Mother Teresa focused on saving the world, one person at a time. Her work, and that of The Missionaries of Charity, which she founded, focuses on helping the poorest of the poor. Her many projects included work among slum-dwellers, children’s homes, medical clinics, schools, a leper colony, shelters for the dying, orphanages and homes for the mentally ill. Beginning in Calcutta, her missions expanded throughout India and then throughout the world, eventually including over 200 different operations in 25 countries. Her numerous awards include the 1979 Nobel Peace Prize.
It is often said that humanitarians love humanity but don’t care much for individual human beings; this could not have been less true in the case of Mother Teresa. She believed that each individual human being has value, and she focused on helping individuals rather than on political action. Her personal appeal helped to attract both financial support and volunteers. Those who met her remarked that she seemed both very practical and, at the same time, saintly. Mother Teresa was a physically tiny person – about 5 feet tall – but her bright eyes radiated energy. Unlike many of those who attempt to change the world, she did not exhibit rage or indignation – simply a profound desire to help those in need, regardless of the cause of that need. Her devout Roman Catholicism was manifested in private prayer and social work rather than public preaching, although she did express her opposition to abortion and contraception.
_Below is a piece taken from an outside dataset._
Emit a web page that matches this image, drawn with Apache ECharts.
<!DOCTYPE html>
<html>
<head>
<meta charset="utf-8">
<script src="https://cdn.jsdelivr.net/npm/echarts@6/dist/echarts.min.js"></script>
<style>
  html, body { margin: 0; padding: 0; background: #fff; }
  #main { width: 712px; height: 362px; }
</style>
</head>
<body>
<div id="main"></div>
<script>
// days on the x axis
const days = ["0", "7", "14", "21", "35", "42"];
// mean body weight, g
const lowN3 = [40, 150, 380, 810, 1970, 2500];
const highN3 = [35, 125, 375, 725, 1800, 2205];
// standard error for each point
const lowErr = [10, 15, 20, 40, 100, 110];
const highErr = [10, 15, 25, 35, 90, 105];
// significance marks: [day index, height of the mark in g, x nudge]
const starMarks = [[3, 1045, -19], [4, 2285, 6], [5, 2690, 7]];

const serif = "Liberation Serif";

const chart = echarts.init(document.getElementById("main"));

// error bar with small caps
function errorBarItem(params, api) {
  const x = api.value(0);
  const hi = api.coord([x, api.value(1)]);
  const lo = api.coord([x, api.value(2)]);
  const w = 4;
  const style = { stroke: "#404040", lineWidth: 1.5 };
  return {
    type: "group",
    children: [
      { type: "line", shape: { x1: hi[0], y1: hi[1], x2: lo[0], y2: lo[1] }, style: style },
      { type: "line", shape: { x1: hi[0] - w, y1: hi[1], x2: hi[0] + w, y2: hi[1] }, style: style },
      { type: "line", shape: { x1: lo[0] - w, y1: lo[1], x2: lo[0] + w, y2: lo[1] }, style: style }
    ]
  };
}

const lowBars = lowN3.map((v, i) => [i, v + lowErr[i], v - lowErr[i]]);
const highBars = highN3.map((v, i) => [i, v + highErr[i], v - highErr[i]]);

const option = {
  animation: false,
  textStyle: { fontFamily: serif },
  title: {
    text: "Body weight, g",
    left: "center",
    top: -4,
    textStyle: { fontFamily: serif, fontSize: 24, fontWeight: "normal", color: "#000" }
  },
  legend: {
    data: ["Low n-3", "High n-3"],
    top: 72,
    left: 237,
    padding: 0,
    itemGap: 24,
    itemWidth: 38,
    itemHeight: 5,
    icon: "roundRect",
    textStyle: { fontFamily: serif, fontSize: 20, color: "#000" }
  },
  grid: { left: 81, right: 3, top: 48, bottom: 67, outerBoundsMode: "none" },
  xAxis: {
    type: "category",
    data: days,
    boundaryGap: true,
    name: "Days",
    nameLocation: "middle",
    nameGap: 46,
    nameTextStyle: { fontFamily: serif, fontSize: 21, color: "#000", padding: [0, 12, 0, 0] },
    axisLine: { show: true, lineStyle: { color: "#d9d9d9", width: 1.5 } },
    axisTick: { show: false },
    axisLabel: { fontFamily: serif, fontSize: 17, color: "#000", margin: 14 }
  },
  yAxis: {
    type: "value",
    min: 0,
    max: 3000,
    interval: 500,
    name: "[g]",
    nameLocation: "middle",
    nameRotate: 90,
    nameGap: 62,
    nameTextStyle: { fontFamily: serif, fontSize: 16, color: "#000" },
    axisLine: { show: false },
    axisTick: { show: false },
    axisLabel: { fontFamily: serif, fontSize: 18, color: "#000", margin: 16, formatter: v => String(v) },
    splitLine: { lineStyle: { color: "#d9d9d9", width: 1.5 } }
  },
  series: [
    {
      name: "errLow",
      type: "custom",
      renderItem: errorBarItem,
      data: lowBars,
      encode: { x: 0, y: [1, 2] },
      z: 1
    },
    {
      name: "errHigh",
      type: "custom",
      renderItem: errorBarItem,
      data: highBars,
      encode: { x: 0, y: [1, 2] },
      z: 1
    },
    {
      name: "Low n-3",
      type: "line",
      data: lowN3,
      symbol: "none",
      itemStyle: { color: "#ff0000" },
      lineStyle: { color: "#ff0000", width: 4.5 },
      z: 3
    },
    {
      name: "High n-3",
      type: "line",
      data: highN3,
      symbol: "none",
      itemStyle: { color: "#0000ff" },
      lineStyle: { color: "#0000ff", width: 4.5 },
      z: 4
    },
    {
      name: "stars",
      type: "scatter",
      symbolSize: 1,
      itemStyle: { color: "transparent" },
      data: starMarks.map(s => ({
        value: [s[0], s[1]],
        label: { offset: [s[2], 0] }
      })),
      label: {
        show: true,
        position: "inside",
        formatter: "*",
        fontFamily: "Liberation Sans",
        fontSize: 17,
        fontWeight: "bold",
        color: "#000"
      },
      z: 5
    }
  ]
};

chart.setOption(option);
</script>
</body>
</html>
The woman now known as the most famous nun of the 20th century was born Agnes Gonxha Bojaxhiu in the city of Skopje, now the capital of Macedonia. Her parents were Albanian; her father managed a small farm. At age 12 she believed she had a calling to help the poor; she became a nun when she was 18. While serving as the principal of a Roman Catholic high school in Calcutta, she was moved by the plight of the sick and the poor living in the streets. In 1948 she began the ministry among the sick and the poor that would later become known as the Missionaries of Charity. Members of the order are required to take vows of poverty, chastity, obedience and service to the poor. When Mother Teresa died, millions of the poor and the destitute lined the streets of Calcutta to give their final farewell as her body was carried to the official state funeral.